If you plug in a smart charger right after driving, it will read the surface charge voltage from the alternator and ight just flash the green light and say it is fully charged, when it is not.
Do NOT expect your vehicles charging system to be able to do it any faster, an alternator might be capable of 130 amps, but only when still cold, spinning fast, and when fully fielded by the voltage regulator, over cabling that can pass 130 amps, and when the loads are capable of sucking up 130 amps, the depleted battery being a load.
A Healthy starting battery can likely be 100% discharged relatively quickly, and if promptly recharged to truly full, last about 75 to 100 cycles.
If it is slowly discharge to 0%, then only returned to 85%, then 100% discharged to 0, then recharged to only 85%, it might last 15 cycles, whereas a marine battery might last 15 to 75, and a true deep cycle battery 130 to 200. All will be obviously compromised before total failure, which in an automotive starting battery is usually revealed on the coldest morning.
Staving off capacity and CCA decline is done with true full recharges, and decline is only linear when true full charges occur, the decline accellerates when less than full recharges occur.
The best thing one can do is insure true 100% regular charges occur, and 100% discharges do not. The higher the average state of charge, the longer it will last, and temperature has a big effect on longevity too, each 10 degrees C doubling the rate at which the sulfuric acid eats the plates.
Also, while the high amp recharge is not great for batteries each and every time, they will not seriously detract from its performance, as the battery can only accept so much, and the heating which occurs, of a battery with some degree of hardened sulfation, either helps dissolve that sulfate back into solution, restoring surface area for the chemical reaction to occur, or the high amperage blast knocks the hardened sulfation off the plates faces and it sinks to the bottom of the cell, but opens up some plate surface area for the chemical reaction to occur. Obviously if plate material sheds, that is lost capacity, but if it opens up surface area for the chemical reaction to occur, that can make it appear to have restored cranking ability.
Its my opinion, and my experience, that sulfated batteries, benefit from a deep discharge, and a high amperage blast, especially when the charging source is capable of truly fully charging the battery, meaning holding it at high enough voltage for long enough for it to reach a true 100% state of charge.
Every partially sulfated Battery I've blasted with high amperage and then held mid 14's until amps taper to very low levels, or the temperature compensating hydrometer reveals the specific gravity to have returned to pre established maximums, generally 1.270 to 1.285, the battery afterwards, even when it has cooled back down, to crank a starter faster and or retain more voltage with lesser loads over longer.
A high amp recharge each and every time is not great for the battery, but here and there on a battery that has lived its life less than fully charged is beneficial, in my experience.

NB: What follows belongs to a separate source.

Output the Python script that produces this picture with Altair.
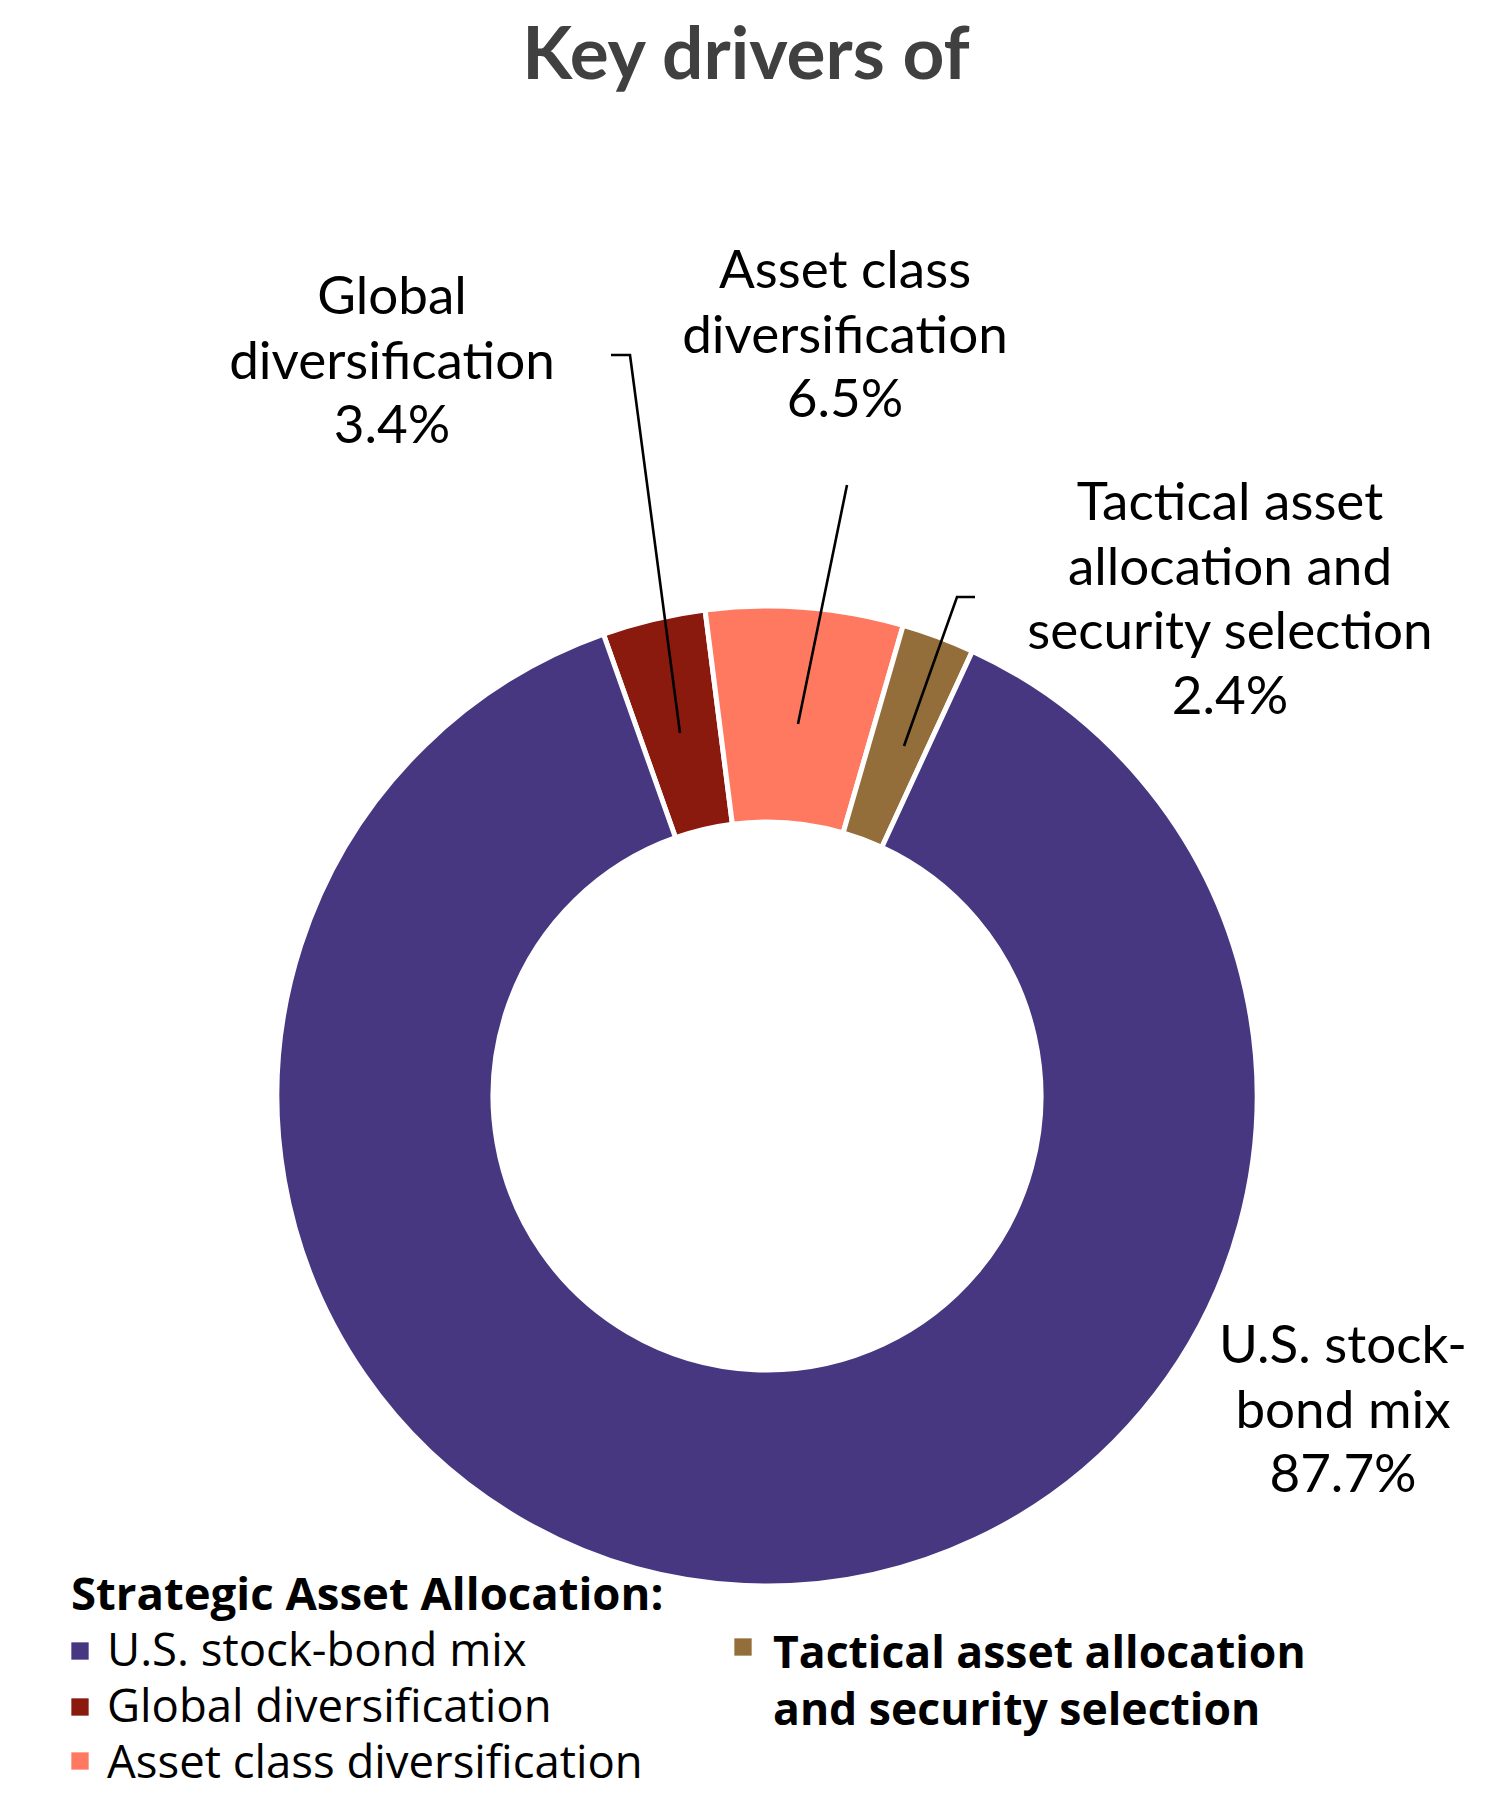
import math
import altair as alt
import pandas as pd

# ---- data ----
categories = [
    "Global diversification",
    "Asset class diversification",
    "Tactical asset allocation and security selection",
    "U.S. stock-bond mix",
]
values = [3.4, 6.5, 2.4, 87.7]
colors = ["#8B1A0E", "#FF7961", "#936E3B", "#463780"]
label_names = [
    ["Global", "diversification"],
    ["Asset class", "diversification"],
    ["Tactical asset", "allocation and", "security selection"],
    ["U.S. stock-", "bond mix"],
]
title_text = "Key drivers of"
legend_header = "Strategic Asset Allocation:"
legend_labels = [
    ["U.S. stock-bond mix"],
    ["Global diversification"],
    ["Asset class diversification"],
    ["Tactical asset allocation", "and security selection"],
]
legend_cats = [categories[3], categories[0], categories[1], categories[2]]
legend_bold = [False, False, False, True]

# ---- layout (page pixel coordinates) ----
W, H = 1469, 1792
OX, OY = 8, 8
CX, CY = 767, 1096
R_OUT, R_IN = 490, 274
start = math.radians(-19.5)

xs = alt.Scale(domain=[OX, OX + W], range=[0, W])
ys = alt.Scale(domain=[OY, OY + H], range=[0, H])
color_scale = alt.Scale(domain=categories, range=colors)

# donut
donut_df = pd.DataFrame({"category": categories, "value": values, "order": list(range(len(values)))})
arc = alt.Chart(donut_df).mark_arc(
    outerRadius=R_OUT, innerRadius=R_IN, stroke="white", strokeWidth=5
).encode(
    theta=alt.Theta("value:Q", stack=True, scale=alt.Scale(range=[start, start + 2 * math.pi])),
    color=alt.Color("category:N", scale=color_scale, legend=None),
    order=alt.Order("order:Q"),
    x=alt.value(CX - OX),
    y=alt.value(CY - OY),
)

# slice labels
label_pos = [(392, 314), (845, 288), (1230, 520), (1343, 1363)]
lab_df = pd.DataFrame({
    "text": ["\n".join(n + [f"{v}%"]) for n, v in zip(label_names, values)],
    "x": [p[0] for p in label_pos],
    "y": [p[1] for p in label_pos],
})
labels = alt.Chart(lab_df).mark_text(
    align="center", baseline="alphabetic", font="Lato", fontSize=53,
    lineBreak="\n", lineHeight=64.5, color="#000000"
).encode(
    x=alt.X("x:Q", scale=xs, axis=None),
    y=alt.Y("y:Q", scale=ys, axis=None),
    text="text:N",
)

# leader lines
leaders = {
    "g": [(611, 355), (630, 355), (680, 733)],
    "a": [(847, 485), (798, 724)],
    "t": [(975, 597), (957, 597), (904, 746)],
}
rows = []
for k, pts in leaders.items():
    for i, (px, py) in enumerate(pts):
        rows.append({"id": k, "o": i, "x": px, "y": py})
lead_df = pd.DataFrame(rows)
lines = alt.Chart(lead_df).mark_line(color="#000000", strokeWidth=2.6).encode(
    x=alt.X("x:Q", scale=xs, axis=None),
    y=alt.Y("y:Q", scale=ys, axis=None),
    detail="id:N",
    order="o:Q",
)

# title
title_df = pd.DataFrame({"text": [title_text], "x": [746], "y": [79]})
title = alt.Chart(title_df).mark_text(
    align="center", baseline="alphabetic", font="Lato", fontSize=73,
    fontWeight="bold", color="#404040"
).encode(
    x=alt.X("x:Q", scale=xs, axis=None),
    y=alt.Y("y:Q", scale=ys, axis=None),
    text="text:N",
)

# legend
hdr_df = pd.DataFrame({"text": [legend_header], "x": [71], "y": [1610]})
header = alt.Chart(hdr_df).mark_text(
    align="left", baseline="alphabetic", font="Open Sans", fontSize=45.5,
    fontWeight="bold", color="#000000"
).encode(
    x=alt.X("x:Q", scale=xs, axis=None),
    y=alt.Y("y:Q", scale=ys, axis=None),
    text="text:N",
)

leg_text_pos = [(107, 1666), (107, 1722), (107, 1778), (773, 1668)]
leg_sq_pos = [(80, 1651), (80, 1707), (80, 1761), (743, 1647)]
leg_df = pd.DataFrame({
    "category": legend_cats,
    "text": ["\n".join(l) for l in legend_labels],
    "bold": legend_bold,
    "tx": [p[0] for p in leg_text_pos],
    "ty": [p[1] for p in leg_text_pos],
    "sx": [p[0] for p in leg_sq_pos],
    "sy": [p[1] for p in leg_sq_pos],
})
leg_sq = alt.Chart(leg_df).mark_square(size=300, opacity=1).encode(
    x=alt.X("sx:Q", scale=xs, axis=None),
    y=alt.Y("sy:Q", scale=ys, axis=None),
    color=alt.Color("category:N", scale=color_scale, legend=None),
)
leg_txt_reg = alt.Chart(leg_df).transform_filter("!datum.bold").mark_text(
    align="left", baseline="alphabetic", font="Open Sans", fontSize=45.5,
    lineBreak="\n", lineHeight=57, color="#000000"
).encode(
    x=alt.X("tx:Q", scale=xs, axis=None),
    y=alt.Y("ty:Q", scale=ys, axis=None),
    text="text:N",
)
leg_txt_bold = alt.Chart(leg_df).transform_filter("datum.bold").mark_text(
    align="left", baseline="alphabetic", font="Open Sans", fontSize=44.5, fontWeight="bold",
    lineBreak="\n", lineHeight=57, color="#000000"
).encode(
    x=alt.X("tx:Q", scale=xs, axis=None),
    y=alt.Y("ty:Q", scale=ys, axis=None),
    text="text:N",
)

chart = alt.layer(
    arc, lines, labels, title, header, leg_sq, leg_txt_reg, leg_txt_bold
).properties(
    width=W, height=H, autosize="none", padding=0, background="white"
).configure_view(stroke=None)

chart.save("out.html", embed_options={"renderer": "svg", "actions": False})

You noticed this with your starter seeming to turn even faster afterwards, and if you have the ability to plug in a decent charger, especially one which brings the battery to 14.4 to 14.8v for a decent period of time, you will likely notice it spinning even faster, and your battery will thank you. If One got all overexcited with the positive results and decided to drain the battery over and over and high amp blast it over and over, then this is of course damaging to the battery. But the heavily sulfated battery could, might benefit from two back to back deep discharges promptly followed by high amp recharges to truly full. Measuring potential improvement is another matter.

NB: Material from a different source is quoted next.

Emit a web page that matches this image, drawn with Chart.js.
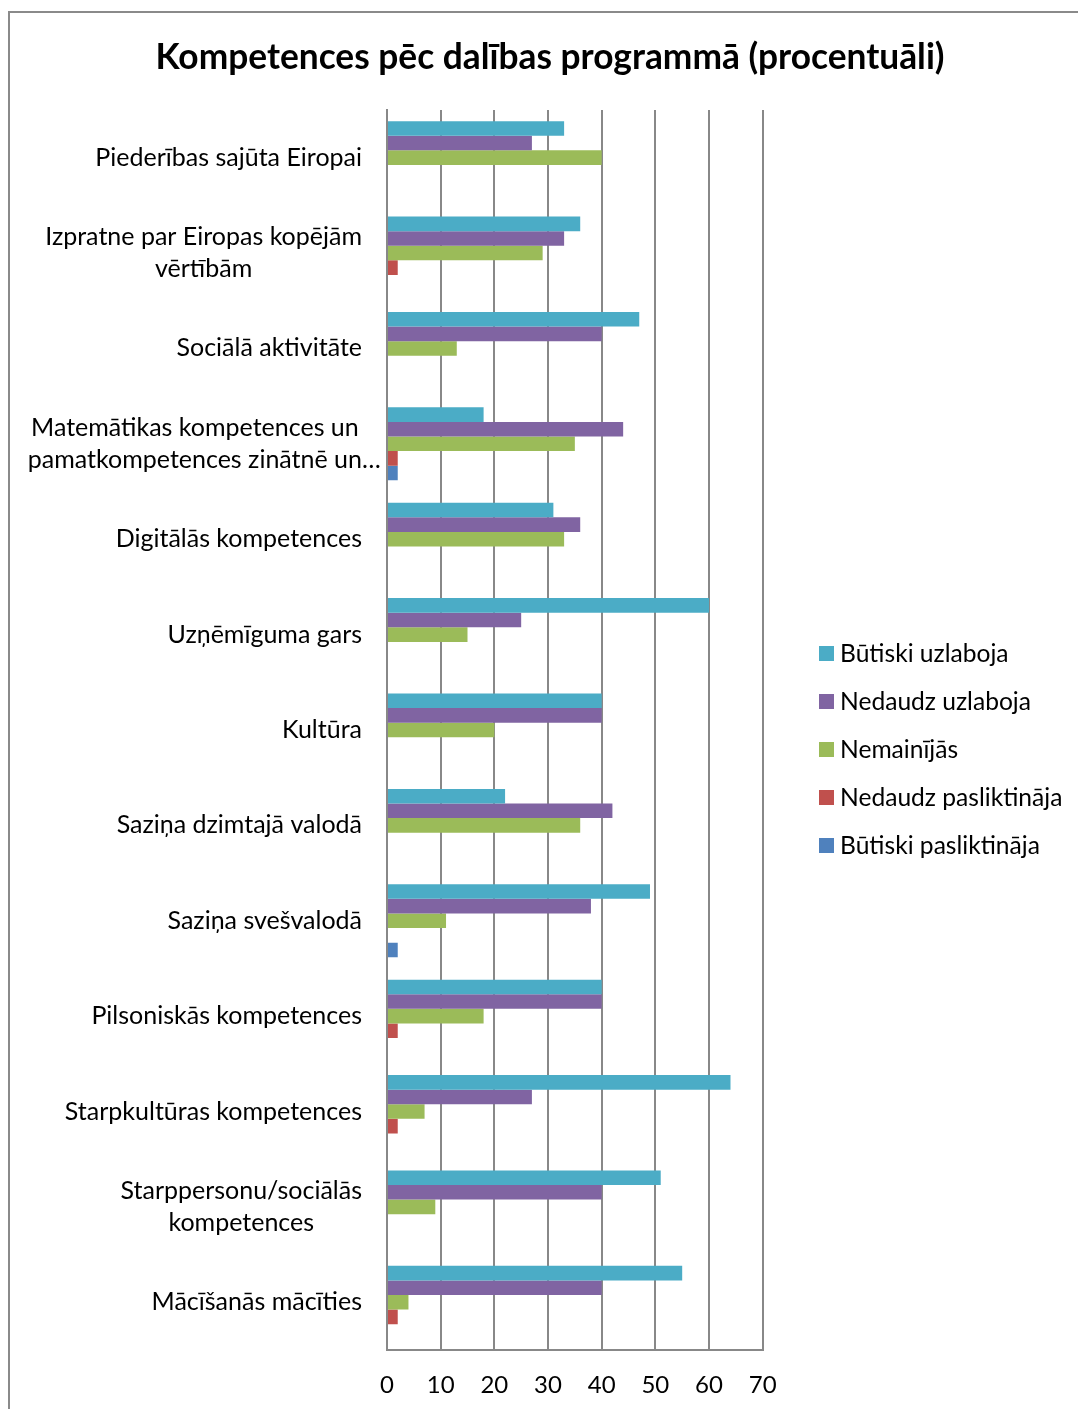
<!DOCTYPE html>
<html>
<head>
<meta charset="utf-8">
<script src="https://cdn.jsdelivr.net/npm/chart.js@4.4.1/dist/chart.umd.min.js"></script>
<style>
  body { margin: 0; background: #fff; font-family: Lato, sans-serif; }
  #wrap { position: relative; width: 1078px; height: 1409px; overflow: hidden; }
  #frame { position: absolute; left: 8px; top: 11px; width: 1200px; height: 1500px;
           border-left: 2px solid #8a8a8a; border-top: 2px solid #8a8a8a; }
  #chart { position: absolute; left: 0; top: 0; }
  #legend { position: absolute; left: 819px; top: 640px; }
  .item { height: 48px; display: flex; align-items: flex-start; font-size: 24.6px; color: #000; line-height: 26px; }
  .box { width: 15px; height: 15px; margin-top: 6px; margin-right: 6px; }
</style>
</head>
<body>
<div id="wrap">
  <div id="frame"></div>
  <canvas id="chart" width="1078" height="1409"></canvas>
  <div id="legend"></div>
</div>
<script>
const categories = [
  ["Piederības sajūta Eiropai"],
  ["Izpratne par Eiropas kopējām", "vērtībām"],
  ["Sociālā aktivitāte"],
  ["Matemātikas kompetences un", "pamatkompetences zinātnē un…"],
  ["Digitālās kompetences"],
  ["Uzņēmīguma gars"],
  ["Kultūra"],
  ["Saziņa dzimtajā valodā"],
  ["Saziņa svešvalodā"],
  ["Pilsoniskās kompetences"],
  ["Starpkultūras kompetences"],
  ["Starppersonu/sociālās", "kompetences"],
  ["Mācīšanās mācīties"]
];

const seriesNames = ["Būtiski uzlaboja", "Nedaudz uzlaboja", "Nemainījās", "Nedaudz pasliktināja", "Būtiski pasliktināja"];
const seriesColors = ["#4BACC6", "#8064A2", "#9BBB59", "#C0504D", "#4F81BD"];

const butiskiUzlaboja = [33, 36, 47, 18, 31, 60, 40, 22, 49, 40, 64, 51, 55];
const nedaudzUzlaboja = [27, 33, 40, 44, 36, 25, 40, 42, 38, 40, 27, 40, 40];
const nemainijas = [40, 29, 13, 35, 33, 15, 20, 36, 11, 18, 7, 9, 4];
const nedaudzPasliktinaja = [0, 2, 0, 2, 0, 0, 0, 0, 0, 2, 2, 0, 2];
const butiskiPasliktinaja = [0, 0, 0, 2, 0, 0, 0, 0, 2, 0, 0, 0, 0];

const xTicks = [0, 10, 20, 30, 40, 50, 60, 70];

const seriesValues = [butiskiUzlaboja, nedaudzUzlaboja, nemainijas, nedaudzPasliktinaja, butiskiPasliktinaja];

const FONT = "Lato";
const gridColor = "#888888";

// category labels: block right aligned, each line centred in the block
const catLabels = {
  id: "catLabels",
  afterDraw(chart) {
    const ctx = chart.ctx;
    const y = chart.scales.y;
    ctx.save();
    ctx.font = "25px " + FONT;
    ctx.fillStyle = "#000";
    ctx.textBaseline = "middle";
    ctx.textAlign = "left";
    const right = 362;
    const lh = 32;
    categories.forEach((lines, i) => {
      const cy = y.getPixelForValue(i);
      const core = lines.map(l => ctx.measureText(l.replace(/…$/, "")).width);
      const block = Math.max(...core);
      const mid = right - block / 2;
      lines.forEach((l, j) => {
        const ly = cy - (lines.length - 1) * lh / 2 + j * lh;
        ctx.fillText(l, mid - core[j] / 2, ly);
      });
    });
    ctx.restore();
  }
};

const ctx = document.getElementById("chart").getContext("2d");
new Chart(ctx, {
  type: "bar",
  data: {
    labels: categories,
    datasets: seriesNames.map((name, i) => ({
      label: name,
      data: seriesValues[i],
      backgroundColor: seriesColors[i],
      borderWidth: 0,
      categoryPercentage: 0.765,
      barPercentage: 1.0
    }))
  },
  options: {
    indexAxis: "y",
    responsive: false,
    animation: false,
    layout: { padding: { left: 22, right: 0, top: 0, bottom: 0 } },
    plugins: {
      legend: { display: false },
      tooltip: { enabled: false },
      title: {
        display: true,
        text: "Kompetences pēc dalības programmā (procentuāli)",
        color: "#000",
        font: { family: FONT, size: 35.3, weight: "bold", lineHeight: 1.2 },
        padding: { top: 36, bottom: 31.6 }
      }
    },
    scales: {
      x: {
        min: 0,
        max: 70,
        afterBuildTicks: s => { s.ticks = xTicks.map(v => ({ value: v })); },
        afterFit: s => { s.height = 59; },
        grid: { color: gridColor, lineWidth: 2, drawTicks: false },
        border: { display: true, color: gridColor, width: 2 },
        ticks: { color: "#000", padding: 21, font: { family: FONT, size: 24 } }
      },
      y: {
        z: 1,
        afterFit: s => { s.width = 365; },
        grid: { display: false, drawTicks: false },
        border: { display: true, color: gridColor, width: 2 },
        ticks: { display: false }
      },
      side: {
        position: "right",
        type: "category",
        labels: [""],
        afterFit: s => { s.width = 315.3; },
        grid: { display: false, drawTicks: false },
        border: { display: false },
        ticks: { display: false }
      }
    }
  },
  plugins: [catLabels]
});

// legend
const legend = document.getElementById("legend");
seriesNames.forEach((name, i) => {
  const row = document.createElement("div");
  row.className = "item";
  const box = document.createElement("span");
  box.className = "box";
  box.style.background = seriesColors[i];
  const txt = document.createElement("span");
  txt.textContent = name;
  row.appendChild(box);
  row.appendChild(txt);
  legend.appendChild(row);
});
</script>
</body>
</html>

Removing the surface charge, after driving, is likely key in getting a smart charger to actually decide to seek and hold absorption voltage for a respectable period of time. Surface charge can stick around for quite a while, and fool a smart charger into thinking it is being hooked to a fully charged battery. In general try and drain the battery to 12.6v or less before hooking up the smart charger. If it quickly keeps flashing the green light and dropping to voltage in the mid 13's, then it either might be nearly truly fully charged, or pretty well sulfated, or the charger is just a POS.

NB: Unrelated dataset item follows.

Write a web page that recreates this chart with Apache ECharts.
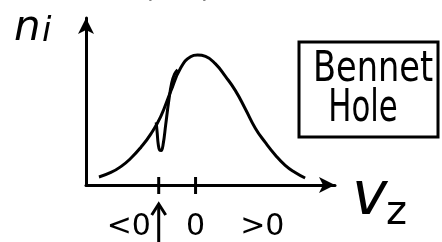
<!DOCTYPE html>
<html><head><meta charset="utf-8">
<script src="https://cdn.jsdelivr.net/npm/echarts@6/dist/echarts.min.js"></script>
<style>html,body{margin:0;padding:0;background:#fff}#c{width:442px;height:242px}</style>
</head><body><div id="c"></div>
<script>
// Maxwellian velocity distribution, v_z vs n_i
const gaussV = [-9.7,-8.5,-7.5,-6.5,-5.5,-4.5,-3.5,-2.5,-1.5,-0.5,0.2,1.0,2.0,3.0,4.0,5.0,6.0,7.0,8.0,9.0,10.0,11.0];
const gaussN = [0.048,0.075,0.110,0.160,0.225,0.305,0.410,0.560,0.700,0.768,0.778,0.770,0.725,0.650,0.565,0.455,0.340,0.255,0.180,0.118,0.075,0.042];
// Bennet hole burned into the distribution
const holeV = [-3.95,-3.85,-3.75,-3.6,-3.45,-3.25,-3.0,-2.7,-2.4,-2.1,-1.8];
const holeN = [0.375,0.310,0.245,0.208,0.206,0.245,0.360,0.500,0.610,0.665,0.690];
const tickValues = [-3.7, 0];
const labelValues = [-6.7, 0, 6.7];
const labelTexts = ['<0', '0', '>0'];
const holeMarkV = -3.7;   // where the arrow points (hole velocity)

const chart = echarts.init(document.getElementById('c'), null, {renderer:'canvas'});
const ink = '#000';
chart.setOption({
  animation:false,
  backgroundColor:'#fff',
  grid:{left:86, top:18, right:107, bottom:56},
  xAxis:{type:'value', min:-11, max:14,
    axisLine:{show:true, onZero:false, lineStyle:{color:ink, width:3}, symbol:['none','arrow'], symbolSize:[12,16]},
    axisTick:{show:false},
    axisLabel:{show:true, customValues:labelValues, margin:27, color:ink, fontSize:30, fontFamily:'DejaVu Sans',
      formatter:v=>labelTexts[labelValues.indexOf(v)]},
    splitLine:{show:false}},
  yAxis:{type:'value', min:0, max:1,
    axisLine:{show:true, onZero:false, lineStyle:{color:ink, width:3}, symbol:['none','arrow'], symbolSize:[12,16]},
    axisTick:{show:false}, axisLabel:{show:false}, splitLine:{show:false}},
  series:[
    {type:'line', data:gaussV.map((v,i)=>[v,gaussN[i]]), smooth:0.5, showSymbol:false,
     lineStyle:{color:ink, width:3}},
    {type:'line', data:holeV.map((v,i)=>[v,holeN[i]]), smooth:0.4, showSymbol:false,
     lineStyle:{color:ink, width:3}}
  ]
});
const ax = chart.convertToPixel({xAxisIndex:0}, holeMarkV);
const ay0 = chart.convertToPixel({yAxisIndex:0}, 0);
const ticks = tickValues.map(v => {
  const px = chart.convertToPixel({xAxisIndex:0}, v);
  return {type:'polyline', shape:{points:[[px, ay0-8],[px, ay0+9]]}, style:{stroke:ink, lineWidth:3, fill:'none'}};
});
chart.setOption({
  graphic:[
    ...ticks,
    {type:'polyline', shape:{points:[[ax, 242],[ax, ay0+20]]}, style:{stroke:ink, lineWidth:3, fill:'none'}},
    {type:'polyline', shape:{points:[[ax-7, ay0+30],[ax, ay0+19],[ax+7, ay0+30]]}, style:{stroke:ink, lineWidth:3, fill:'none'}},
    {type:'text', left:14, top:8, style:{text:'n', font:'italic 42px "DejaVu Sans"', fill:ink}},
    {type:'text', left:42, top:15, style:{text:'i', font:'italic 34px "DejaVu Sans"', fill:ink}},
    {type:'text', left:352, top:168, style:{text:'v', font:'italic 60px "DejaVu Sans"', fill:ink}},
    {type:'text', left:386, top:194, style:{text:'z', font:'40px "DejaVu Sans"', fill:ink}},
    {type:'text', left:122, top:-24, style:{text:'nᵢ(v  z)', font:'italic 28px "DejaVu Sans"', fill:ink}},
    {type:'rect', shape:{x:299, y:42, width:139, height:95}, style:{fill:'none', stroke:ink, lineWidth:3}},
    {type:'text', x:373, y:70, scaleX:0.8, style:{text:'Bennet', font:'42px "DejaVu Sans"', fill:ink, align:'center', verticalAlign:'middle'}},
    {type:'text', x:363, y:110, scaleX:0.7, style:{text:'Hole', font:'44px "DejaVu Sans"', fill:ink, align:'center', verticalAlign:'middle'}}
  ]
});
</script></body></html>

One really interested in battery/charger performance/efficacy needs to know how much amperage the battery is accepting at the voltage the charger is holding the battery at. A 5 amp charger might only need to deliver 0.7 amps to hold 14.8v, and a group 94, if still healthy, likely can be considered fully charged when it requires only 0.25 amps or less to be held at 14.7, at 77f. This figure is an educated guess for a relatively healthy flooded group 94. maintenance free usually need to taper to even lower levels, as do AGM's
Obviously nobody needs to go through this effort, the battery is basically rented, it will fail even if treated perfectly, at some point. The end user can however affect when, and most easily by insuring a true full recharge occurs regularly, but especially when it is deeply discharged, intentionally or not.
No Lead acid battery is immune to living its life chronically undercharged. The higher its average state of charge, the longer it will live, and going from 80% to 100% charged, takes no less than 3.5 hours, and that is on a new healthy battery held in the mid 14 volt range for that 3.5 hours. Lesser voltages and less healthy batteries increase that time to 100%, towards the ridiculous. The battery will only accept very small amounts of amperage at high states of charge. Perhaps this is where the term 'trickle' being so beneficial to a battery, earned its reputation, but trickle charging a deeply discharged battery will not only take days and days, and perhaps longer, but it does not stand the same chance of blasting hardened sulfate from the plates, or redissolving it back into the electrolyte.
But if the trickle charger is left on long enough to actually return the battery back to 100% of its remaining capacity, then the battery is far happier than if it is only returned to 90% charged at a higher amperage rate.
Ideal for lead acid batteries is always 100% charged, and kept cool, and when a battery is deeply discharged, accidently or intentionally, the more important the prompt, true 100% recharge becomes, and this can take several restarts of a smart charger, bleeding off the surface charge in order for it to restart and seek and hold absorption voltage. The AGM setting on smart chargers also tends to hold absorption voltage for a bit longer, and when it drops to float voltage, that AGM float voltage is usually 13.6v vs 13.2v for the flooded setting, and more voltage means more charging and a abttery chance for higher states of charge to be achieved over night, or on a questionable sulfated battery, days. Just do not leave a smart charger set to AGM on a healthy flooded battery for days and days. Overnight should present no issues unless it is 105f outside.
Always be careful charging batteries in hot ambient temperatures, and the higher amperage the faster they will heat from within.